Negative stereotypes about sex workers plague exotic dancers, and managing the stigma of the work is, for many, the most taxing element of stripping. However, having a friend, relative, or partner who dances, and/or encourages one to dance can normalize the process of becoming an exotic dancer, making it less scary, disturbing, and deviant. For example, Whitney, who is white and eighteen, grew up with a mother who danced for fifteen years. She shared that after she and her friends went to Red Key one night and saw what the work involved, she thought, “Okay, well my mom can do it. I guess I can.” With no higher education, her (dancer) mother in jail, and two children (aged two and three) to support, Whitney explained that she works at Red Key “to take care of my kids.” Of the women I interviewed, two had mothers who had danced, two had sisters who were dancers, and three had friends who started dancing with them, or introduced them to it.

Some, like Danielle, who is white and thirty-two, had male partners that encouraged them to dance. Danielle explained, “My husband showed me what strip clubs were.” Throughout our interview, Danielle repeatedly said that the main reason she stripped was for the attention. Bullied often as a child and adolescent, she craved the approval of others, and was grateful the customers “liked” her. From a small town in Texas, recently relocated to a small town in Utah, Danielle felt excited that her husband wanted her to dance. She explained it “was just fantasies more than anything for him” although, upon inquiring, I learned that he “really didn’t work much” and that Danielle’s dancing income supported them.

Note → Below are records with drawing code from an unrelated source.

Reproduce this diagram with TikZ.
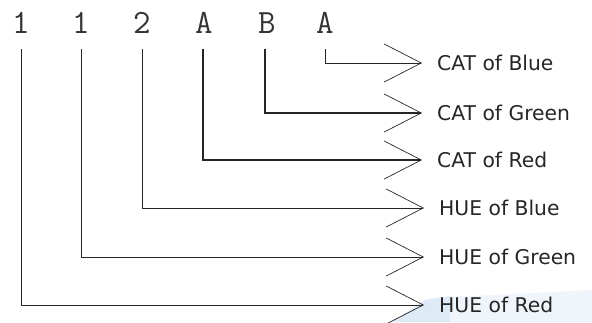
\documentclass[tikz,border=0pt]{standalone}
\usepackage{fontspec}
\setmainfont{DejaVu Sans}
\usetikzlibrary{arrows.meta}
\definecolor{swoosh}{RGB}{222,234,246}
\definecolor{swooshlight}{RGB}{240,245,251}
\tikzset{
  x=1pt, y=-1pt,
  topchar/.style={font=\ttfamily\fontsize{34}{34}\selectfont, inner sep=0pt, anchor=center, text=black!80},
  outlabel/.style={font=\fontsize{20.3}{21}\selectfont, inner sep=0pt, anchor=west, text=black!85},
  conn/.style={draw=black!85, shorten <=15pt, shorten >=15pt,
    -{Straight Barb[length=37pt, width=38pt, line width=0.7pt]}},
  thinline/.style={line width=1pt},
  midline/.style={line width=2pt},
  boldline/.style={line width=2.8pt},
}
\begin{document}
\begin{tikzpicture}
\useasboundingbox (0,0) rectangle (592,322);
% faint background swoosh
\fill[swooshlight] (392,322) -- (430,298) -- (592,290) -- (592,322) -- cycle;
\fill[swoosh] (392,322) -- (425,300) -- (450,296) -- (450,322) -- cycle;
% top characters
\node[topchar] (t1) at (21,23) {1};
\node[topchar] (t2) at (81,23) {1};
\node[topchar] (t3) at (142,23) {2};
\node[topchar] (t4) at (204,23) {A};
\node[topchar] (t5) at (267,23) {B};
\node[topchar] (t6) at (325,23) {A};
% output labels
\node[outlabel] (l1) at (437,63) {CAT of Blue};
\node[outlabel] (l2) at (437,113) {CAT of Green};
\node[outlabel] (l3) at (437,160) {CAT of Red};
\node[outlabel] (l4) at (439,208) {HUE of Blue};
\node[outlabel] (l5) at (439,257) {HUE of Green};
\node[outlabel] (l6) at (439,305) {HUE of Red};
% connectors
\draw[conn, thinline] (t6.south) |- (l1.west);
\draw[conn, boldline] ([xshift=-2pt]t5.south) |- (l2.west);
\draw[conn, midline] ([xshift=-1pt]t4.south) |- (l3.west);
\draw[conn, thinline] (t3.south) |- (l4.west);
\draw[conn, thinline] (t2.south) |- (l5.west);
\draw[conn, thinline] (t1.south) |- (l6.west);
\end{tikzpicture}
\end{document}
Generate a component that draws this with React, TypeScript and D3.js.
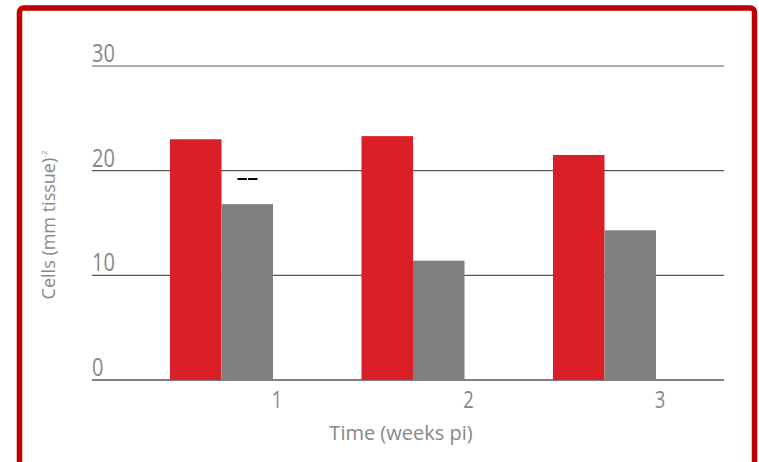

John, who is white and forty-eight, also had a family member introduce him to the sex industry when he was underage: his biological father. Adopted as an infant by his stepfather, John described a close relationship with his adopted father. But, like many adopted children, he was curious about his biological parent, and his mother facilitated a meeting between them when he was sixteen. John was surprised and impressed to discover that his biological father lived in a mansion in California with the “largest collection of Ferraris in North America, limos, and two yachts.” Then he learned that his father owned a number of high-end strip clubs. John explained, “He actually pioneered the business going from a ‘go-go bar’ to a gentleman’s club, and was very well known in the industry. They had huge clubs, big clubs, with celebrities, everybody coming into them. They had clubs in Florida, California, and Hawaii.” Young, impressionable, and eager for his biological father’s acceptance, John began working for him first doing cleaning, and other odd jobs, then bartending when he turned twenty-one, security, management in his mid-twenties, to eventually becoming a club owner himself. His father wanted him to learn “the whole business.” John worked in (or owned) strip bars in California, Hawaii, Ohio, Pennsylvania, Florida, and Kentucky over the course of twenty-seven years. John called men who live off the income of dancers, like Danielle’s husband, “pimps” and “deadbeat dads.” Some classify such individuals as “traffickers.”